Friday, February 26, 2010

100 Dead Squirrels

In 1986, I learned as a teenager never to exaggerate anything that can be proven to be untrue. After our home in Venice, Florida escaped the passing of a tropical storm, I investigated the wind and rain damage and infamously reported discovering “100 dead squirrels”. My family was full of fact checkers and when I couldn’t turn up one live squirrel, they decided to torment me for the rest of my life. From that day forward every outlandish statement anyone made was met with “yeah right. And there are 100 dead squirrels.”

When my friend and wildlife scout Milla texted me that she had found 500 Sandhill Cranes in a field in Ortona, FL, I told her to stop licking Cane Toads. She sent a picture and a set of coordinates and offered me the task of checking it out myself.

Sandhill Cranes (Grus canadensis) range throughout North America but the Florida Sandhill Crane (G.c. pratensis), which is non-migratory, is considered an endangered subspecies, numbering about 4000 birds. The thin, four foot tall, grayish-brown birds with red caps are not differentiated by physical appearance, but by their migratory behaviors. The northern subspecies arrive in the Sunshine State around October and leave around March, while the Florida subspecies enjoy the rays year round.

Urban development of the prairies and pasturelands of central Florida has led to the decline of the Florida subspecies.

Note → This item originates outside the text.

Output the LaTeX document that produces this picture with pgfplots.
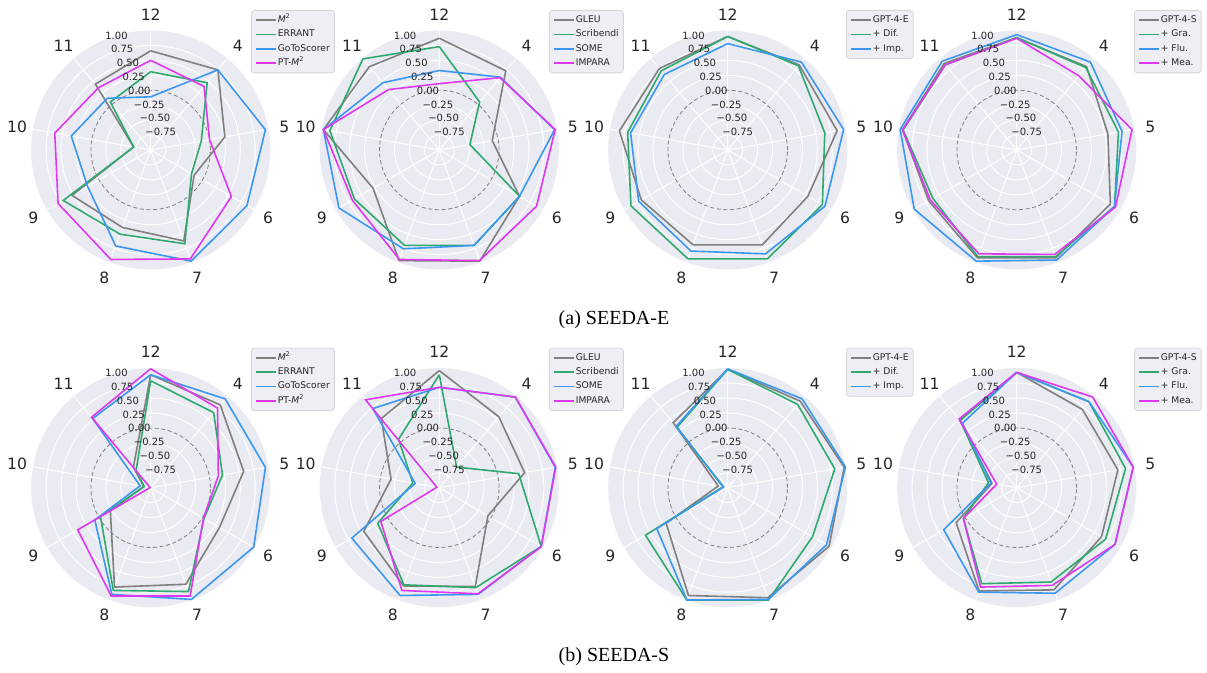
\documentclass[border=0pt]{standalone}
\usepackage{pgfplots}
\pgfplotsset{compat=1.18}
\usepackage{pgfplotstable}
\usepgfplotslibrary{polar}
\usepackage{fontspec}
\setmainfont{DejaVu Sans}
\newfontfamily\capfont{Liberation Serif}
\definecolor{bgc}{RGB}{234,234,242}
\definecolor{txt}{RGB}{38,38,38}
\definecolor{cgray}{RGB}{128,128,128}
\definecolor{cgreen}{RGB}{46,170,110}
\definecolor{cblue}{RGB}{58,152,240}
\definecolor{cmag}{RGB}{222,56,240}
\definecolor{legbg}{RGB}{238,238,244}
\definecolor{legedge}{RGB}{214,214,214}

% angle: 12=90, 4=50, 5=10, 6=330, 7=290, 8=250, 9=210, 10=170, 11=130
\pgfplotstableread{
ang a b c d
90  0.66  0.31 -0.11 0.50
50  0.75  0.47  0.75 0.39
10  0.26 -0.14  0.95 0.00
330 -0.16 -0.21 0.86 0.56
290 0.62  0.67  0.98 0.94
250 0.38  0.50  0.71 0.95
210 0.52  0.69  0.22 0.79
170 -0.71 -0.71 0.35 0.63
130 0.44  0.05  0.13 0.36
90  0.66  0.31 -0.11 0.50
}\tabAa
\pgfplotstableread{
ang a b c d
90  0.87  0.73 0.33 0.11
50  0.73  0.05 0.59 0.58
10  -0.10 -0.48 0.96 0.97
330 0.55  0.55 0.55 0.88
290 0.98  0.70 0.70 0.97
250 0.97  0.70 0.76 0.95
210 0.28  0.64 0.94 0.68
170 0.97  0.86 0.97 0.97
130 0.82  0.99 0.47 0.32
90  0.87  0.73 0.33 0.11
}\tabAb
\pgfplotstableread{
ang a b c
90  0.90 0.90 0.78
50  0.86 0.84 0.92
10  0.86 0.65 0.97
330 0.55 0.83 0.88
290 0.69 0.94 0.85
250 0.69 0.94 0.80
210 0.67 0.87 0.72
170 0.84 0.70 0.65
130 0.78 0.73 0.65
90  0.90 0.90 0.78
}\tabAc
\pgfplotstableread{
ang a b c d
90  0.88 0.88 0.93 0.87
50  0.82 0.80 0.92 0.62
10  0.55 0.73 0.79 0.96
330 0.81 0.89 0.89 0.91
290 0.92 0.90 0.96 0.86
250 0.92 0.90 0.98 0.85
210 0.70 0.62 0.98 0.67
170 0.94 0.93 0.98 0.94
130 0.89 0.86 0.94 0.86
90  0.88 0.88 0.93 0.87
}\tabAd
\pgfplotstableread{
ang a b c d
90  0.89  0.79  0.89  0.99
50  0.81  0.64  0.94  0.74
10  0.58  0.22  0.95  0.15
330 0.33  0.03  0.99  0.02
290 0.72  0.85  0.99  0.93
250 0.77  0.83  0.90  0.93
210 -0.22 -0.03 0.08  0.41
170 -0.88 -0.89 -0.82 -0.99
130 -0.55 -0.62 0.51  0.54
90  0.89  0.79  0.89  0.99
}\tabBa
\pgfplotstableread{
ang a b c d
90  0.96  0.89  0.68  0.68
50  0.55  -0.55 0.98  0.98
10  0.45  0.35  0.97  0.98
330 -0.06 0.97  0.97  0.97
290 0.76  0.78  0.90  0.89
250 0.75  0.73  0.92  0.83
210 0.46  0.19  0.69  0.13
170 -0.18 -0.55 -0.59 -0.96
130 0.51  0.06  0.73  0.92
90  0.96  0.89  0.68  0.68
}\tabBb
\pgfplotstableread{
ang a b c
90  0.98  0.98  0.99
50  0.89  0.82  0.94
10  0.98  0.82  1.00
330 0.96  0.64  0.91
290 0.96  1.00  0.99
250 0.92  1.00  1.00
210 0.19  0.59  0.37
170 -0.84 -0.92 -0.93
130 0.42  0.32  0.34
90  0.98  0.98  0.99
}\tabBc
\pgfplotstableread{
ang a b c d
90  0.93  0.93  0.93  0.93
50  0.71  0.88  0.88  0.98
10  0.72  0.85  0.98  0.98
330 0.64  0.72  0.90  0.90
290 0.82  0.68  0.88  0.74
250 0.84  0.71  0.86  0.77
210 0.17  0.03  0.41  0.03
170 -0.58 -0.52 -0.56 -0.66
130 0.49  0.47  0.41  0.50
90  0.93  0.93  0.93  0.93
}\tabBd

\pgfplotsset{
  radar/.style={
    scale only axis, width=119.5pt, height=119.5pt, anchor=center, clip=false,
    xmin=0, xmax=360, ymin=0, ymax=2,
    xtick={10,50,90,130,170,210,250,290,330}, xticklabels={},
    ytick={0.25,0.5,0.75,1.25,1.5,1.75}, yticklabels={},
    extra y ticks={1}, extra y tick labels={},
    extra y tick style={grid=major, major grid style={draw=cgray, dash pattern=on 2pt off 1.3pt, line width=0.4pt}},
    grid=major, major grid style={draw=white, line width=0.5pt},
    major tick length=0pt,
    axis line style={draw=none},
    y filter/.expression={y+1},
    legend cell align=left,
    legend style={at={(#1,1.0858)}, anchor=north west, fill=legbg, draw=legedge,
      rounded corners=1.5pt, line width=0.4pt, font=\fontsize{4.6}{5.5}\selectfont,
      text=txt, inner xsep=1.8pt, inner ysep=2.2pt, row sep=1.75pt,
      nodes={inner sep=0.5pt, text height=3.4pt, text depth=1pt},
      /tikz/every even column/.append style={column sep=2.6pt}},
    legend image code/.code={\draw[##1, line width=0.9pt] (0pt,0pt) -- (10pt,0pt);},
  },
}
\tikzset{
  anglab/.style={font=\fontsize{7.8}{9}\selectfont, text=txt, inner sep=0pt, anchor=center},
  rlab/.style={font=\fontsize{5}{6}\selectfont, text=txt, inner sep=0pt, anchor=south west},
}
\newcommand{\radarlabels}{%
  \node[anglab] at (axis cs:90,2.27) {12};
  \node[anglab] at (axis cs:50,2.27) {4};
  \node[anglab] at (axis cs:10,2.27) {5};
  \node[anglab] at (axis cs:330,2.27) {6};
  \node[anglab] at (axis cs:290,2.27) {7};
  \node[anglab] at (axis cs:250,2.27) {8};
  \node[anglab] at (axis cs:210,2.27) {9};
  \node[anglab] at (axis cs:170,2.27) {10};
  \node[anglab] at (axis cs:130,2.27) {11};
  \node[rlab] at (axis cs:112.5,2) {1.00};
  \node[rlab] at (axis cs:112.5,1.75) {0.75};
  \node[rlab] at (axis cs:112.5,1.5) {0.50};
  \node[rlab] at (axis cs:112.5,1.25) {0.25};
  \node[rlab] at (axis cs:112.5,1) {0.00};
  \node[rlab] at (axis cs:112.5,0.75) {−0.25};
  \node[rlab] at (axis cs:112.5,0.5) {−0.50};
  \node[rlab] at (axis cs:112.5,0.25) {−0.75};
}
\newcommand{\Mtwo}{\textit{M}\textsuperscript{2}}

\begin{document}
\begin{tikzpicture}
\useasboundingbox (0,0) rectangle (603.5pt,336.5pt);
% backgrounds
\foreach \cx in {75.35,219.65,363.85,508.35}{
  \fill[bgc] (\cx pt,261.5pt) circle[radius=59.75pt];
  \fill[bgc] (\cx pt,92.65pt) circle[radius=59.75pt];
}
% ---- row a ----
\begin{polaraxis}[radar=0.9197, at={(75.35pt,261.5pt)}]
\addplot[cgray, line width=0.8pt, mark=none] table[x=ang,y=a]{\tabAa};
\addplot[cgreen, line width=0.8pt, mark=none] table[x=ang,y=b]{\tabAa};
\addplot[cblue, line width=0.8pt, mark=none] table[x=ang,y=c]{\tabAa};
\addplot[cmag, line width=0.8pt, mark=none] table[x=ang,y=d]{\tabAa};
\legend{\Mtwo, ERRANT, GoToScorer, PT-\Mtwo}
\radarlabels
\end{polaraxis}
\begin{polaraxis}[radar=0.959, at={(219.65pt,261.5pt)}]
\addplot[cgray, line width=0.8pt, mark=none] table[x=ang,y=a]{\tabAb};
\addplot[cgreen, line width=0.8pt, mark=none] table[x=ang,y=b]{\tabAb};
\addplot[cblue, line width=0.8pt, mark=none] table[x=ang,y=c]{\tabAb};
\addplot[cmag, line width=0.8pt, mark=none] table[x=ang,y=d]{\tabAb};
\legend{GLEU, Scribendi, SOME, IMPARA}
\radarlabels
\end{polaraxis}
\begin{polaraxis}[radar=0.995, at={(363.85pt,261.5pt)}]
\addplot[cgray, line width=0.8pt, mark=none] table[x=ang,y=a]{\tabAc};
\addplot[cgreen, line width=0.8pt, mark=none] table[x=ang,y=b]{\tabAc};
\addplot[cblue, line width=0.8pt, mark=none] table[x=ang,y=c]{\tabAc};
\legend{GPT-4-E, + Dif., + Imp.}
\radarlabels
\end{polaraxis}
\begin{polaraxis}[radar=0.991, at={(508.35pt,261.5pt)}]
\addplot[cgray, line width=0.8pt, mark=none] table[x=ang,y=a]{\tabAd};
\addplot[cgreen, line width=0.8pt, mark=none] table[x=ang,y=b]{\tabAd};
\addplot[cblue, line width=0.8pt, mark=none] table[x=ang,y=c]{\tabAd};
\addplot[cmag, line width=0.8pt, mark=none] table[x=ang,y=d]{\tabAd};
\legend{GPT-4-S, + Gra., + Flu., + Mea.}
\radarlabels
\end{polaraxis}
% ---- row b ----
\begin{polaraxis}[radar=0.9197, at={(75.35pt,92.65pt)}]
\addplot[cgray, line width=0.8pt, mark=none] table[x=ang,y=a]{\tabBa};
\addplot[cgreen, line width=0.8pt, mark=none] table[x=ang,y=b]{\tabBa};
\addplot[cblue, line width=0.8pt, mark=none] table[x=ang,y=c]{\tabBa};
\addplot[cmag, line width=0.8pt, mark=none] table[x=ang,y=d]{\tabBa};
\legend{\Mtwo, ERRANT, GoToScorer, PT-\Mtwo}
\radarlabels
\end{polaraxis}
\begin{polaraxis}[radar=0.959, at={(219.65pt,92.65pt)}]
\addplot[cgray, line width=0.8pt, mark=none] table[x=ang,y=a]{\tabBb};
\addplot[cgreen, line width=0.8pt, mark=none] table[x=ang,y=b]{\tabBb};
\addplot[cblue, line width=0.8pt, mark=none] table[x=ang,y=c]{\tabBb};
\addplot[cmag, line width=0.8pt, mark=none] table[x=ang,y=d]{\tabBb};
\legend{GLEU, Scribendi, SOME, IMPARA}
\radarlabels
\end{polaraxis}
\begin{polaraxis}[radar=0.995, at={(363.85pt,92.65pt)}]
\addplot[cgray, line width=0.8pt, mark=none] table[x=ang,y=a]{\tabBc};
\addplot[cgreen, line width=0.8pt, mark=none] table[x=ang,y=b]{\tabBc};
\addplot[cblue, line width=0.8pt, mark=none] table[x=ang,y=c]{\tabBc};
\legend{GPT-4-E, + Dif., + Imp.}
\radarlabels
\end{polaraxis}
\begin{polaraxis}[radar=0.991, at={(508.35pt,92.65pt)}]
\addplot[cgray, line width=0.8pt, mark=none] table[x=ang,y=a]{\tabBd};
\addplot[cgreen, line width=0.8pt, mark=none] table[x=ang,y=b]{\tabBd};
\addplot[cblue, line width=0.8pt, mark=none] table[x=ang,y=c]{\tabBd};
\addplot[cmag, line width=0.8pt, mark=none] table[x=ang,y=d]{\tabBd};
\legend{GPT-4-S, + Gra., + Flu., + Mea.}
\radarlabels
\end{polaraxis}
% captions
\node[font=\capfont\fontsize{10}{12}\selectfont, text=black] at (307pt,176.5pt) {(a) SEEDA-E};
\node[font=\capfont\fontsize{10}{12}\selectfont, text=black] at (307pt,8pt) {(b) SEEDA-S};
\end{tikzpicture}
\end{document}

On the bright side, the unusually rainy winter of 2010 promises to be a boon for the birds as nest success increases in wet winters.

Although I have seen pairs of Florida Sandhills from time to time, the massive flock of birds that I spotted in the sod farm near Ortona was most certainly a flock of northern “snowbirds”. These sandhills were probably feasting on insects, worms and to the chagrin of the sod farmers, grass seed.